Three numbers that turn guesswork into decisions

Cost per lead by channel. How much are you spending to get one enquiry from Google Ads versus Facebook versus referrals?

Conversion rate by channel. What percentage of those enquiries actually turn into paying customers?

Customer acquisition cost by channel. When you multiply it out, what does it actually cost you to acquire one customer from each source?

These three numbers connect your spending directly to revenue outcomes. Once you know them, decisions become obvious. If Google Ads costs you $180 per customer and Facebook costs $420, you know where to put your next dollar. If referrals convert at 40% and paid ads convert at 8%, you know where to focus your energy.

You don't need 47 metrics. You need these three, tracked consistently.

The tracking setup that takes an afternoon, not a month

Start with a simple CRM or even a spreadsheet. Add a field for "source" on every enquiry form. Use unique phone numbers for different channels if you're getting phone enquiries. When someone contacts you, ask "How did you hear about us?" and actually record the answer.

This doesn't require expensive software. It doesn't require a marketing technologist. It just requires you to systematically record where each lead came from, then track which ones converted.

Will this capture everything perfectly? No. Some customers will have touched multiple channels. Some won't remember how they found you. That's fine. This system will still give you infinitely better information than you have now, and you can refine it over time.

If you want help setting this up properly from the start, Lead Recorder specialises in exactly this kind of simple, practical lead tracking for businesses that don't need enterprise complexity.

Your budget stops feeling like guesswork when you can see where leads actually come from

Once you've got basic tracking running, everything changes. Budget decisions stop being gut feel and start being data-informed choices. You can confidently answer "what's working" when your accountant asks. You can reallocate money based on evidence, not persuasion.
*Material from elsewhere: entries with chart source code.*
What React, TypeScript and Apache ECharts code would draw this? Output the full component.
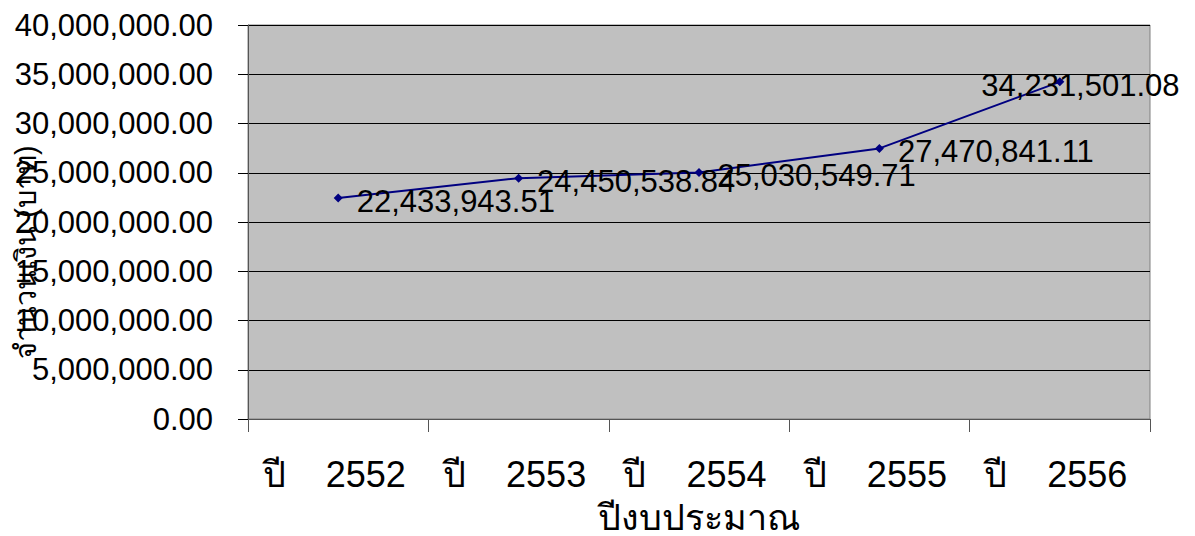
import React, { useEffect, useRef } from "react";
import * as echarts from "echarts";

const categories = ["ปี    2552", "ปี    2553", "ปี    2554", "ปี    2555", "ปี    2556"];
const values = [22433943.51, 24450538.84, 25030549.71, 27470841.11, 34231501.08];
const yMin = 0;
const yMax = 40000000;
const yInterval = 5000000;
const xTitle = "ปีงบประมาณ";
const yTitle = "จำนวนเงิน (บาท)";

const FONT = "'Liberation Sans', Arial, 'Noto Sans', sans-serif";

const fmt = (v: number) =>
  v.toLocaleString("en-US", { minimumFractionDigits: 2, maximumFractionDigits: 2 });

export default function App() {
  const ref = useRef<HTMLDivElement>(null);
  useEffect(() => {
    if (!ref.current) return;
    const chart = echarts.init(ref.current, null, { renderer: "svg" });
    const data = values.map((v, i) => {
      const last = i === values.length - 1;
      return {
        value: v,
        label: last
          ? { position: "right", distance: 5, offset: [-88, 4] }
          : { position: "right", distance: 14, offset: [0, 3] },
      };
    });
    chart.setOption({
      animation: false,
      backgroundColor: "#ffffff",
      grid: {
        left: 248,
        right: 45,
        top: 25,
        bottom: 117,
        show: true,
        backgroundColor: "#C0C0C0",
        borderColor: "#808080",
        borderWidth: 1,
      },
      xAxis: {
        type: "category",
        data: categories,
        boundaryGap: true,
        axisLine: { show: true, lineStyle: { color: "#555555", width: 1 } },
        axisTick: { show: true, interval: 0, length: 13, lineStyle: { color: "#555555" } },
        axisLabel: {
          interval: 0,
          hideOverlap: false,
          color: "#000",
          fontSize: 36,
          fontFamily: FONT,
          margin: 37,
          padding: [0, 8, 0, 0],
        },
        splitLine: { show: false },
      },
      yAxis: {
        type: "value",
        min: yMin,
        max: yMax,
        interval: yInterval,
        axisLine: { show: true, lineStyle: { color: "#555555", width: 1 } },
        axisTick: { show: true, length: 10, lineStyle: { color: "#000" } },
        axisLabel: {
          color: "#000",
          fontSize: 31,
          fontFamily: FONT,
          margin: 35,
          formatter: (v: number) => fmt(v),
        },
        splitLine: { show: true, lineStyle: { color: "#000", width: 1 } },
      },
      graphic: [
        {
          type: "text",
          x: 699,
          y: 517,
          style: {
            text: xTitle,
            fill: "#000",
            font: `36px ${FONT}`,
            textAlign: "center",
            textVerticalAlign: "middle",
          },
          z: 10,
        },
        {
          type: "text",
          x: 26,
          y: 252,
          rotation: Math.PI / 2,
          style: {
            text: yTitle,
            fill: "#000",
            font: `29px ${FONT}`,
            textAlign: "center",
            textVerticalAlign: "middle",
          },
          z: 10,
        },
      ],
      series: [
        {
          type: "line",
          data,
          symbol: "diamond",
          symbolSize: 9,
          lineStyle: { color: "#000080", width: 2 },
          itemStyle: { color: "#000080" },
          label: {
            show: true,
            color: "#000",
            fontSize: 31,
            fontFamily: FONT,
            formatter: (p: any) => fmt(p.value),
          },
          z: 5,
        },
      ],
    });
    return () => chart.dispose();
  }, []);
  return (
    <div
      ref={ref}
      style={{ position: "fixed", left: 0, top: 0, width: 1195, height: 536 }}
    />
  );
}
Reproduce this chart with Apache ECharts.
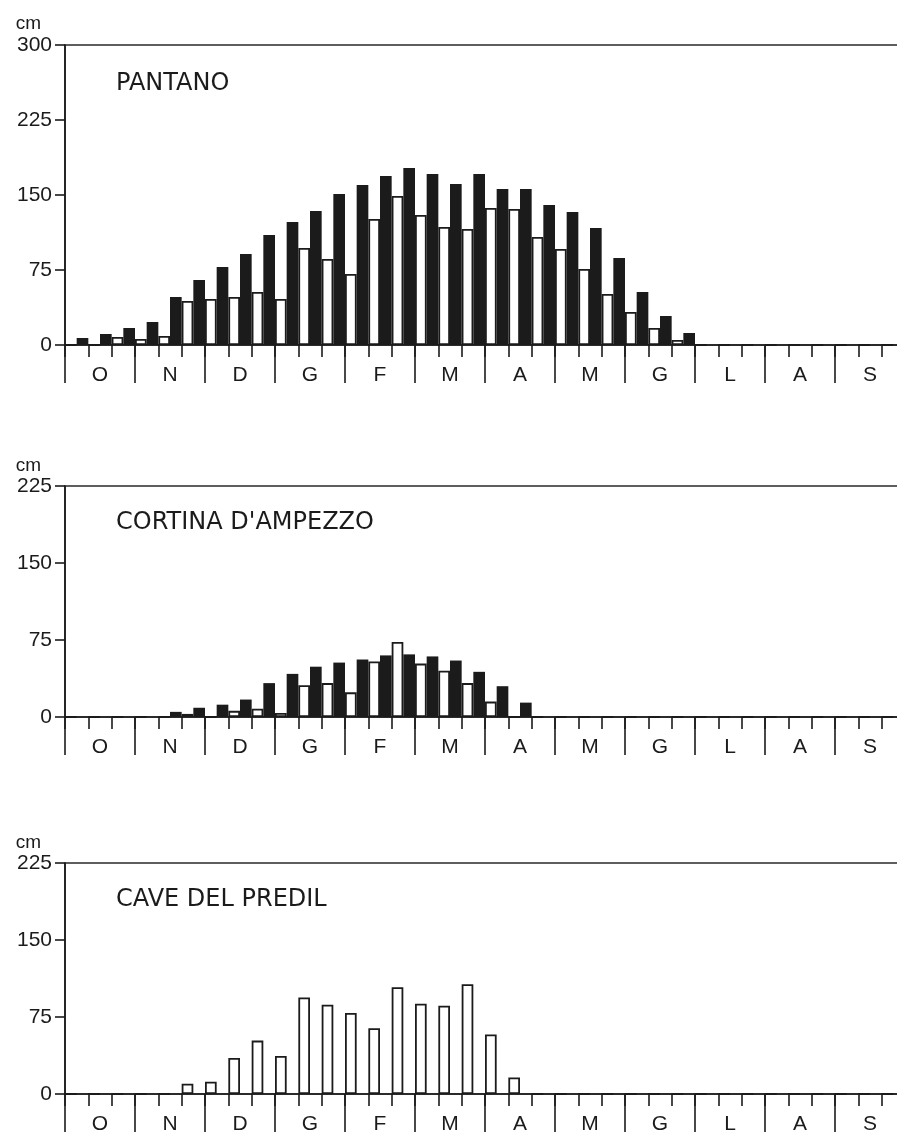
<!DOCTYPE html>
<html>
<head>
<meta charset="utf-8">
<script src="https://cdn.jsdelivr.net/npm/echarts@6/dist/echarts.min.js"></script>
<style>
  html, body { margin: 0; padding: 0; background: #ffffff; }
  #chart { width: 897px; height: 1136px; }
</style>
</head>
<body>
<div id="chart"></div>
<script>
// Month labels (Oct -> Sep) and their three decades (10-day periods)
const months = ['O', 'N', 'D', 'G', 'F', 'M', 'A', 'M', 'G', 'L', 'A', 'S'];
const decades = months.flatMap((m, i) => [m + (i + 1) + '-1', m + (i + 1) + '-2', m + (i + 1) + '-3']);

// Station titles
const stations = ['PANTANO', "CORTINA D'AMPEZZO", 'CAVE DEL PREDIL'];

// Y axis ranges (cm)
const yMax = [300, 225, 225];
const yStep = 75;

// Values per decade, O1..S3 (cm). "open" = white bar, "filled" = black bar
const pantanoOpen   = [0, 0, 8,   6, 9, 44,   46, 48, 53,   46, 97, 86,   71, 126, 149,   130, 118, 116,   137, 136, 108,   96, 76, 51,   33, 17, 5,   0, 0, 0,   0, 0, 0,   0, 0, 0];
const pantanoFilled = [7, 11, 17, 23, 48, 65, 78, 91, 110, 123, 134, 151, 160, 169, 177, 171, 161, 171, 156, 156, 140, 133, 117, 87, 53, 29, 12, 0, 0, 0, 0, 0, 0, 0, 0, 0];

const cortinaOpen   = [0, 0, 0,   0, 0, 3,   0, 6, 8,    4, 31, 33,   24, 54, 73,   52, 45, 33,   15, 0, 0,   0, 0, 0,   0, 0, 0,   0, 0, 0,   0, 0, 0,   0, 0, 0];
const cortinaFilled = [0, 0, 0,   0, 5, 9,   12, 17, 33, 42, 49, 53,   56, 60, 61,   59, 55, 44,   30, 14, 0,  0, 0, 0,   0, 0, 0,   0, 0, 0,   0, 0, 0,   0, 0, 0];

const predilOpen    = [0, 0, 0,   0, 0, 10,  12, 35, 52,  37, 94, 87,   79, 64, 104,  88, 86, 107,  58, 16, 0,  0, 0, 0,   0, 0, 0,   0, 0, 0,   0, 0, 0,   0, 0, 0];
const predilFilled  = [0, 0, 0,   0, 0, 0,   0, 0, 0,    0, 0, 0,     0, 0, 0,      0, 0, 0,      0, 0, 0,   0, 0, 0,   0, 0, 0,   0, 0, 0,   0, 0, 0,   0, 0, 0];

const openSeries = [pantanoOpen, cortinaOpen, predilOpen];
const filledSeries = [pantanoFilled, cortinaFilled, predilFilled];

// ---- layout / style ----
const INK = '#1b1b1b';
const gridTops = [45, 486, 863];
const gridHeights = [300, 231, 231];
const titleTops = [72, 511, 888];
const nameGaps = [12, 11, 8];

const chart = echarts.init(document.getElementById('chart'), null, { renderer: 'canvas' });

const grids = [], xAxes = [], yAxes = [], series = [], titles = [];
for (let i = 0; i < 3; i++) {
  grids.push({
    left: 65, right: -8, top: gridTops[i], height: gridHeights[i],
    containLabel: false, outerBoundsMode: 'none',
    show: true, borderColor: '#2a2a2a', borderWidth: 1.6, backgroundColor: 'transparent'
  });
  // decade axis (short ticks), carries the bars
  xAxes.push({
    gridIndex: i, type: 'category', data: decades, position: 'bottom',
    axisLine: { show: true, onZero: false, lineStyle: { color: INK, width: 1.6 } },
    axisTick: { show: true, interval: 0, length: 12, lineStyle: { color: INK, width: 1.6 } },
    axisLabel: { show: false },
    splitLine: { show: false }
  });
  // month axis (long ticks + labels)
  xAxes.push({
    gridIndex: i, type: 'category', data: months, position: 'bottom',
    axisLine: { show: false, onZero: false },
    axisTick: { show: true, interval: 0, length: 38, lineStyle: { color: INK, width: 1.6 } },
    axisLabel: { show: true, interval: 0, margin: 20, fontSize: 21, color: INK, fontFamily: 'Liberation Sans' },
    splitLine: { show: false }
  });
  yAxes.push({
    gridIndex: i, type: 'value', min: 0, max: yMax[i], interval: yStep,
    name: 'cm', nameLocation: 'end', nameGap: nameGaps[i],
    nameTextStyle: { fontSize: 19, color: INK, fontFamily: 'Liberation Sans', align: 'right', verticalAlign: 'bottom', padding: [0, 24, 0, 0] },
    axisLine: { show: true, lineStyle: { color: INK, width: 1.6 } },
    axisTick: { show: true, length: 10, lineStyle: { color: INK, width: 1.6 } },
    axisLabel: { margin: 13, fontSize: 21, color: INK, fontFamily: 'Liberation Sans' },
    splitLine: { show: false }
  });
  series.push({
    type: 'bar', xAxisIndex: i * 2, yAxisIndex: i, data: openSeries[i],
    barGap: '0%', barCategoryGap: '0%',
    itemStyle: { color: '#ffffff', borderColor: INK, borderWidth: 1.8 },
    emphasis: { disabled: true }, animation: false
  });
  series.push({
    type: 'bar', xAxisIndex: i * 2, yAxisIndex: i, data: filledSeries[i],
    barGap: '0%', barCategoryGap: '0%',
    itemStyle: { color: INK },
    emphasis: { disabled: true }, animation: false
  });
  titles.push({
    text: stations[i], left: 116, top: titleTops[i], padding: 0,
    textStyle: { fontFamily: 'DejaVu Sans', fontSize: 24, fontWeight: 'normal', color: INK, lineHeight: 24 }
  });
}

chart.setOption({
  backgroundColor: '#ffffff',
  animation: false,
  title: titles,
  grid: grids,
  xAxis: xAxes,
  yAxis: yAxes,
  series: series
});
</script>
</body>
</html>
More importantly, you sleep better. You're not wondering if you're wasting money. You know where it's going and what it's doing.

The mindset shift is this: your marketing budget isn't an expense to minimise. It's an investment to optimise. But you can only optimise what you can measure. Without visibility, you're just hoping. With it, you're building a system that gets better every month.

That's the difference between guesswork and growth.